Living Funerals
I did one of those big messy cries the first time I read The Fault in Our Stars and got to the scene with the living funeral. The idea is that the person is alive to hear the eulogies they’ll miss when they are not there in the near future.
I forgot about the scene until The Guardian ran a story about living funerals. Reading about it, I realized how much I would not want this, no matter how lovely it sounds in theory and how much the people in the article found comfort in the ritual.
My brain is not equipped to process the enormity of my funeral. The logistics — sure. I have planned out what I want to happen when I’m gone. But I cannot imagine observing my own funeral, sitting these while I contemplate how these are the things that will be said and done when I’m actually gone. Or, like the person in the article, lying inside a coffin, crying.
What do you think of living funerals? I would be okay attending, but I wouldn’t want one myself.







2 comments
Ok, the guy getting into the casket on his 40th birthday with no diagnosis or reason to think he’s not living for another 40-50-60 years – that’s just weird/ghoulish/indulgent or all three. Just have a birthday party, for goodness sake!
But for the rest – I think it is a beautiful idea. A beautiful way for the person to say goodbye to the people they love, and for their people to say goodbye to them. A funeral post-death is starkly one-way with no destination for that outpouring of love. The loved person who is gone never feels it. Of course, I know that funerals are also a comfort to the people who lose the loved one, and that’s important too. But if I had a terminal diagnosis, I’d totally consider having a party to say good-bye and thank you to the people I love. Especially as doing it individually would be painful and exhausting, you might forget someone or they might not realise why you want to talk to them, etc etc. (Of course, there would have to be a separate on-line party for the people I love who are all scattered around the globe!)
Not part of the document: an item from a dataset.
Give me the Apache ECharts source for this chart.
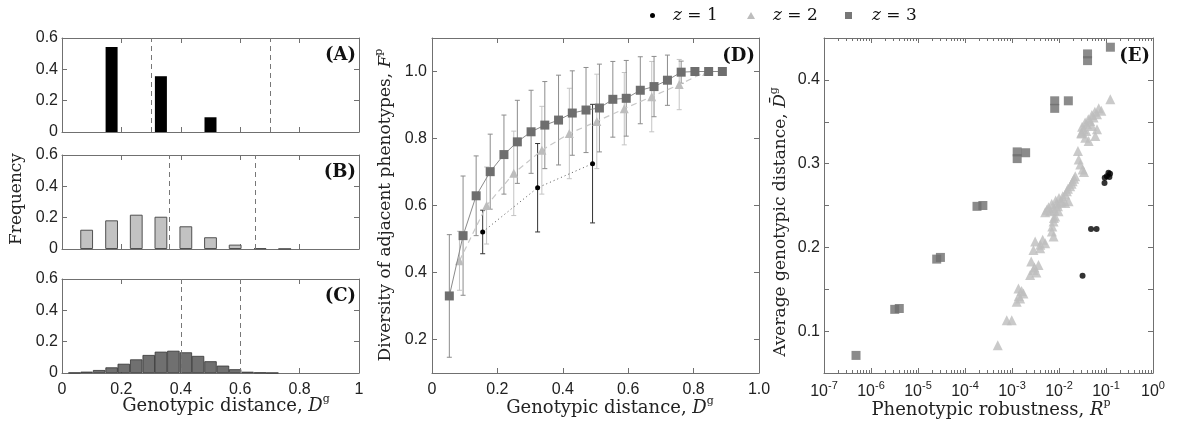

For me, hard pass. For anyone else? I don’t know – seems a little less like a funeral and more like an affirmation. It might be useful for someone to know how much they’re loved.
At my aunt’s funeral luncheon, my cousin wandered around playing a video that she had of her mom saying “it’s lovely! Thank you so much!” It was sweet and hilarious. (It was recorded before her mom got sick when a friend of my cousin’s had sent a gift.)